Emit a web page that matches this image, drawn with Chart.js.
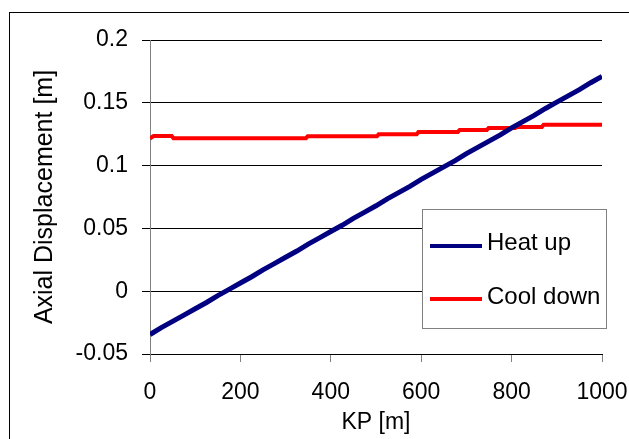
<!DOCTYPE html>
<html>
<head>
<meta charset="utf-8">
<script src="https://cdn.jsdelivr.net/npm/chart.js@4/dist/chart.umd.min.js"></script>
<style>
  html, body { margin: 0; padding: 0; background: #fff; overflow: hidden; }
  canvas { display: block; }
</style>
</head>
<body>
<canvas id="chart" width="629" height="439"></canvas>
<script>
// Heat up curve, every 25 m
const kpHeat = [0, 25, 50, 75, 100, 125, 150, 175, 200, 225, 250, 275, 300, 325, 350, 375, 400,
    425, 450, 475, 500, 525, 550, 575, 600, 625, 650, 675, 700, 725, 750, 775, 800, 825, 850,
    875, 900, 925, 950, 975, 1000];
const heatUp = [-0.0345, -0.0290, -0.0240, -0.0190, -0.0140, -0.0090, -0.0035, 0.0015, 0.0065,
    0.0115, 0.0170, 0.0220, 0.0270, 0.0320, 0.0375, 0.0425, 0.0475, 0.0525, 0.0580, 0.0630,
    0.0680, 0.0735, 0.0785, 0.0835, 0.0890, 0.0940, 0.0990, 0.1040, 0.1095, 0.1145, 0.1195,
    0.1245, 0.1300, 0.1350, 0.1400, 0.1455, 0.1505, 0.1555, 0.1605, 0.1660, 0.1710];

// Cool down curve, small steps
const kpCool = [0, 8, 48, 52, 345, 349, 502, 506, 590, 594, 681, 685, 745, 749, 808, 812, 867, 871, 1000];
const coolDown = [0.1215, 0.1236, 0.1236, 0.1218, 0.1218, 0.1233, 0.1233, 0.1249, 0.1249, 0.1268,
    0.1268, 0.1283, 0.1283, 0.1299, 0.1299, 0.1307, 0.1307, 0.1326, 0.1326];

const seriesNames = ['Heat up', 'Cool down'];
const xTicks = [0, 200, 400, 600, 800, 1000];
const yTicks = [-0.05, 0, 0.05, 0.1, 0.15, 0.2];

const FONT = "'Liberation Sans', Arial, sans-serif";

function toPoints(xs, ys) {
    return xs.map((x, i) => ({ x: x, y: ys[i] }));
}

// outer frame of the whole chart
const framePlugin = {
    id: 'frame',
    beforeDraw(chart) {
        const c = chart.ctx;
        c.save();
        c.fillStyle = '#fff';
        c.fillRect(0, 0, chart.width, chart.height);
        c.strokeStyle = '#000';
        c.lineWidth = 1;
        c.strokeRect(9.5, 12.5, 700, 600);
        c.restore();
    }
};

// legend box inside the plot, like Excel
const legendPlugin = {
    id: 'boxLegend',
    afterDraw(chart) {
        const c = chart.ctx;
        const box = { left: 422.5, top: 209.5, w: 184, h: 119 };
        c.save();
        c.fillStyle = '#fff';
        c.fillRect(box.left, box.top, box.w, box.h);
        c.strokeStyle = '#808080';
        c.lineWidth = 1;
        c.strokeRect(box.left, box.top, box.w, box.h);
        const rows = [{ line: 246, text: 243 }, { line: 299, text: 297 }];
        chart.data.datasets.forEach((ds, i) => {
            c.strokeStyle = ds.borderColor;
            c.lineWidth = 4;
            c.beginPath();
            c.moveTo(430, rows[i].line);
            c.lineTo(482, rows[i].line);
            c.stroke();
            c.fillStyle = '#000';
            c.font = '24px ' + FONT;
            c.textBaseline = 'middle';
            c.textAlign = 'left';
            c.fillText(ds.label, 487, rows[i].text);
        });
        c.restore();
    }
};

new Chart(document.getElementById('chart'), {
    type: 'line',
    data: {
        datasets: [{
            label: seriesNames[0],
            data: toPoints(kpHeat, heatUp),
            borderColor: '#000080',
            borderWidth: 5,
            pointRadius: 0,
            tension: 0
        }, {
            label: seriesNames[1],
            data: toPoints(kpCool, coolDown),
            borderColor: '#ff0000',
            borderWidth: 4,
            pointRadius: 0,
            tension: 0
        }]
    },
    options: {
        responsive: false,
        animation: false,
        devicePixelRatio: 1,
        layout: { padding: { left: 0, top: 40, right: 27, bottom: 0 } },
        plugins: {
            legend: { display: false },
            tooltip: { enabled: false }
        },
        scales: {
            x: {
                type: 'linear',
                min: 0,
                max: 1000,
                afterFit(scale) {
                    scale.height = 85;
                    scale.paddingLeft = 0;
                    scale.paddingRight = 0;
                },
                afterBuildTicks(scale) { scale.ticks = xTicks.map(v => ({ value: v })); },
                grid: {
                    drawOnChartArea: false,
                    drawTicks: true,
                    tickLength: 8,
                    color: '#808080'
                },
                border: { color: '#000', width: 1 },
                ticks: {
                    color: '#000',
                    padding: 17,
                    maxRotation: 0,
                    font: { family: FONT, size: 23 },
                    callback: v => String(v)
                },
                title: {
                    display: true,
                    text: 'KP [m]',
                    color: '#000',
                    font: { family: FONT, size: 23 },
                    padding: { top: 0, bottom: 3 }
                }
            },
            y: {
                min: -0.05,
                max: 0.2,
                afterFit(scale) {
                    scale.width = 150;
                    scale.paddingTop = 0;
                    scale.paddingBottom = 0;
                },
                afterBuildTicks(scale) { scale.ticks = yTicks.map(v => ({ value: v })); },
                grid: {
                    color: '#000',
                    lineWidth: 1,
                    drawTicks: true,
                    tickLength: 8
                },
                border: { color: '#808080', width: 1 },
                ticks: {
                    color: '#000',
                    padding: 14,
                    font: { family: FONT, size: 23 },
                    callback: v => String(Number(v.toFixed(2)))
                },
                title: {
                    display: true,
                    text: 'Axial Displacement [m]',
                    color: '#000',
                    font: { family: FONT, size: 25 },
                    padding: { top: 30, bottom: 0 }
                }
            }
        }
    },
    plugins: [framePlugin, legendPlugin]
});
</script>
</body>
</html>
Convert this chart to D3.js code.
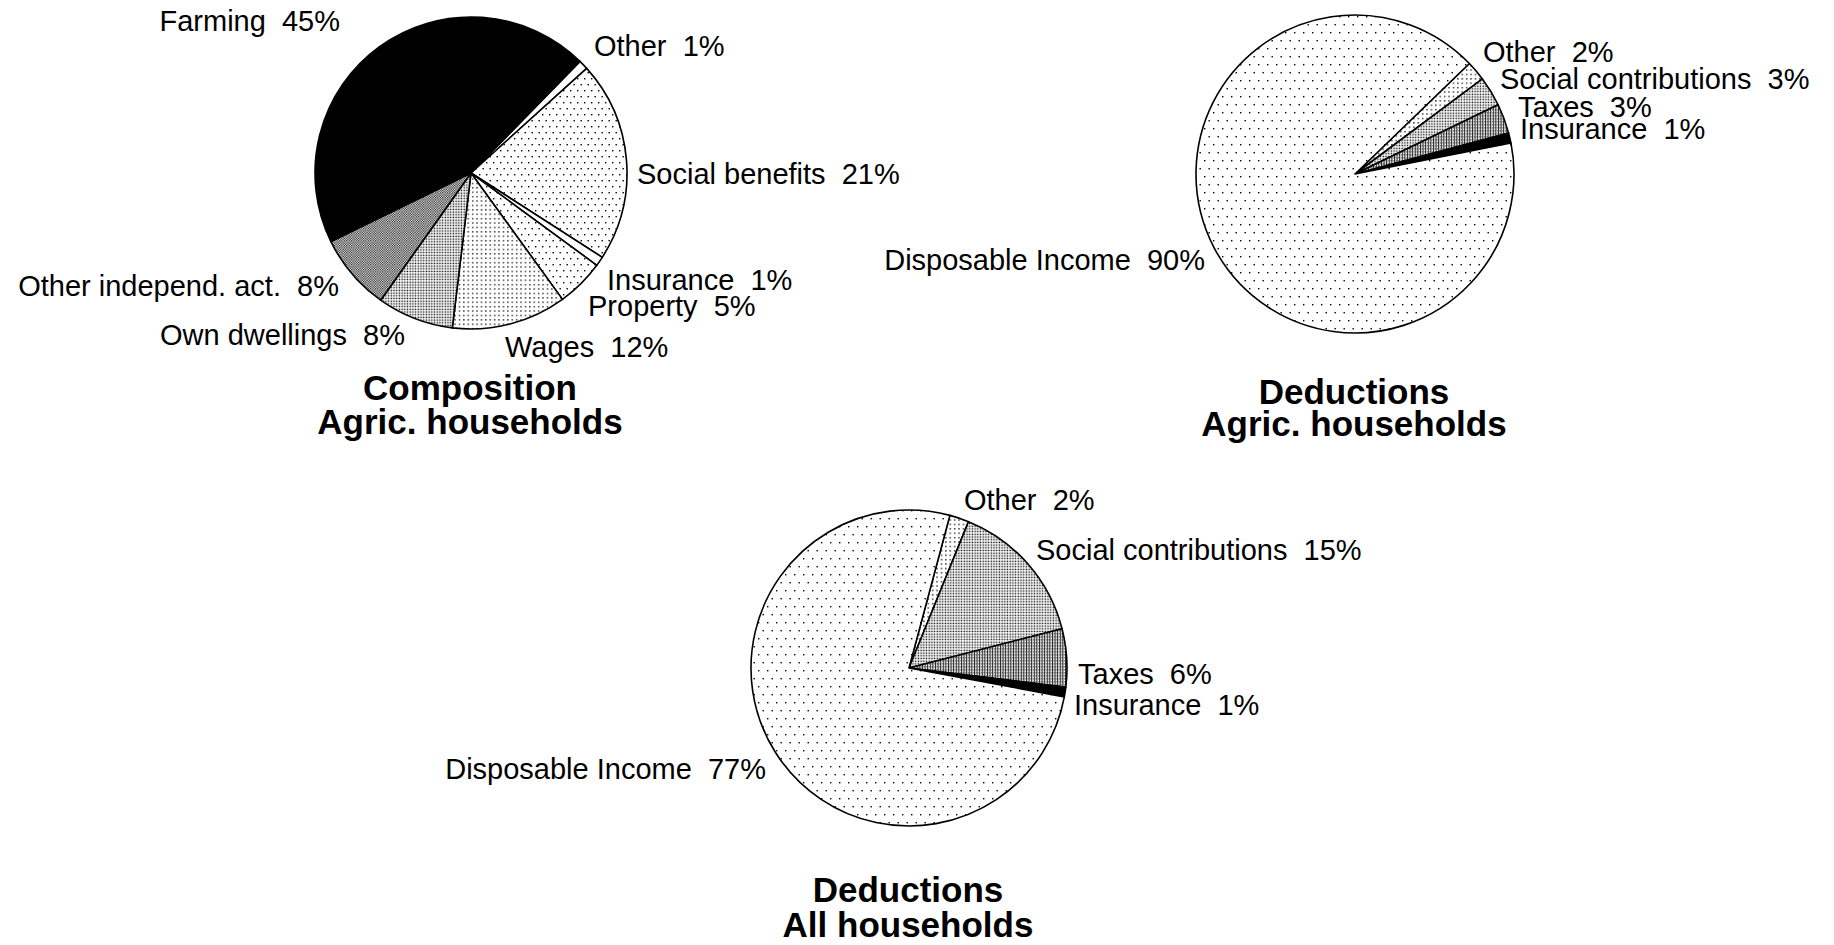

# Exercise brief:
Exclude the pictures and transcribe all of the entries exactly.

# Exercise answer:
Emit a web page that matches this image, drawn with Chart.js.
<!DOCTYPE html>
<html>
<head>
<meta charset="utf-8">
<script src="https://cdn.jsdelivr.net/npm/chart.js@4/dist/chart.umd.min.js"></script>
<style>
  html, body { margin: 0; padding: 0; background: #fff; overflow: hidden; }
  canvas { display: block; }
</style>
</head>
<body>
<canvas id="chart" width="629" height="439"></canvas>
<script>
// Heat up curve, every 25 m
const kpHeat = [0, 25, 50, 75, 100, 125, 150, 175, 200, 225, 250, 275, 300, 325, 350, 375, 400,
    425, 450, 475, 500, 525, 550, 575, 600, 625, 650, 675, 700, 725, 750, 775, 800, 825, 850,
    875, 900, 925, 950, 975, 1000];
const heatUp = [-0.0345, -0.0290, -0.0240, -0.0190, -0.0140, -0.0090, -0.0035, 0.0015, 0.0065,
    0.0115, 0.0170, 0.0220, 0.0270, 0.0320, 0.0375, 0.0425, 0.0475, 0.0525, 0.0580, 0.0630,
    0.0680, 0.0735, 0.0785, 0.0835, 0.0890, 0.0940, 0.0990, 0.1040, 0.1095, 0.1145, 0.1195,
    0.1245, 0.1300, 0.1350, 0.1400, 0.1455, 0.1505, 0.1555, 0.1605, 0.1660, 0.1710];

// Cool down curve, small steps
const kpCool = [0, 8, 48, 52, 345, 349, 502, 506, 590, 594, 681, 685, 745, 749, 808, 812, 867, 871, 1000];
const coolDown = [0.1215, 0.1236, 0.1236, 0.1218, 0.1218, 0.1233, 0.1233, 0.1249, 0.1249, 0.1268,
    0.1268, 0.1283, 0.1283, 0.1299, 0.1299, 0.1307, 0.1307, 0.1326, 0.1326];

const seriesNames = ['Heat up', 'Cool down'];
const xTicks = [0, 200, 400, 600, 800, 1000];
const yTicks = [-0.05, 0, 0.05, 0.1, 0.15, 0.2];

const FONT = "'Liberation Sans', Arial, sans-serif";

function toPoints(xs, ys) {
    return xs.map((x, i) => ({ x: x, y: ys[i] }));
}

// outer frame of the whole chart
const framePlugin = {
    id: 'frame',
    beforeDraw(chart) {
        const c = chart.ctx;
        c.save();
        c.fillStyle = '#fff';
        c.fillRect(0, 0, chart.width, chart.height);
        c.strokeStyle = '#000';
        c.lineWidth = 1;
        c.strokeRect(9.5, 12.5, 700, 600);
        c.restore();
    }
};

// legend box inside the plot, like Excel
const legendPlugin = {
    id: 'boxLegend',
    afterDraw(chart) {
        const c = chart.ctx;
        const box = { left: 422.5, top: 209.5, w: 184, h: 119 };
        c.save();
        c.fillStyle = '#fff';
        c.fillRect(box.left, box.top, box.w, box.h);
        c.strokeStyle = '#808080';
        c.lineWidth = 1;
        c.strokeRect(box.left, box.top, box.w, box.h);
        const rows = [{ line: 246, text: 243 }, { line: 299, text: 297 }];
        chart.data.datasets.forEach((ds, i) => {
            c.strokeStyle = ds.borderColor;
            c.lineWidth = 4;
            c.beginPath();
            c.moveTo(430, rows[i].line);
            c.lineTo(482, rows[i].line);
            c.stroke();
            c.fillStyle = '#000';
            c.font = '24px ' + FONT;
            c.textBaseline = 'middle';
            c.textAlign = 'left';
            c.fillText(ds.label, 487, rows[i].text);
        });
        c.restore();
    }
};

new Chart(document.getElementById('chart'), {
    type: 'line',
    data: {
        datasets: [{
            label: seriesNames[0],
            data: toPoints(kpHeat, heatUp),
            borderColor: '#000080',
            borderWidth: 5,
            pointRadius: 0,
            tension: 0
        }, {
            label: seriesNames[1],
            data: toPoints(kpCool, coolDown),
            borderColor: '#ff0000',
            borderWidth: 4,
            pointRadius: 0,
            tension: 0
        }]
    },
    options: {
        responsive: false,
        animation: false,
        devicePixelRatio: 1,
        layout: { padding: { left: 0, top: 40, right: 27, bottom: 0 } },
        plugins: {
            legend: { display: false },
            tooltip: { enabled: false }
        },
        scales: {
            x: {
                type: 'linear',
                min: 0,
                max: 1000,
                afterFit(scale) {
                    scale.height = 85;
                    scale.paddingLeft = 0;
                    scale.paddingRight = 0;
                },
                afterBuildTicks(scale) { scale.ticks = xTicks.map(v => ({ value: v })); },
                grid: {
                    drawOnChartArea: false,
                    drawTicks: true,
                    tickLength: 8,
                    color: '#808080'
                },
                border: { color: '#000', width: 1 },
                ticks: {
                    color: '#000',
                    padding: 17,
                    maxRotation: 0,
                    font: { family: FONT, size: 23 },
                    callback: v => String(v)
                },
                title: {
                    display: true,
                    text: 'KP [m]',
                    color: '#000',
                    font: { family: FONT, size: 23 },
                    padding: { top: 0, bottom: 3 }
                }
            },
            y: {
                min: -0.05,
                max: 0.2,
                afterFit(scale) {
                    scale.width = 150;
                    scale.paddingTop = 0;
                    scale.paddingBottom = 0;
                },
                afterBuildTicks(scale) { scale.ticks = yTicks.map(v => ({ value: v })); },
                grid: {
                    color: '#000',
                    lineWidth: 1,
                    drawTicks: true,
                    tickLength: 8
                },
                border: { color: '#808080', width: 1 },
                ticks: {
                    color: '#000',
                    padding: 14,
                    font: { family: FONT, size: 23 },
                    callback: v => String(Number(v.toFixed(2)))
                },
                title: {
                    display: true,
                    text: 'Axial Displacement [m]',
                    color: '#000',
                    font: { family: FONT, size: 25 },
                    padding: { top: 30, bottom: 0 }
                }
            }
        }
    },
    plugins: [framePlugin, legendPlugin]
});
</script>
</body>
</html>
Convert this chart to D3.js code.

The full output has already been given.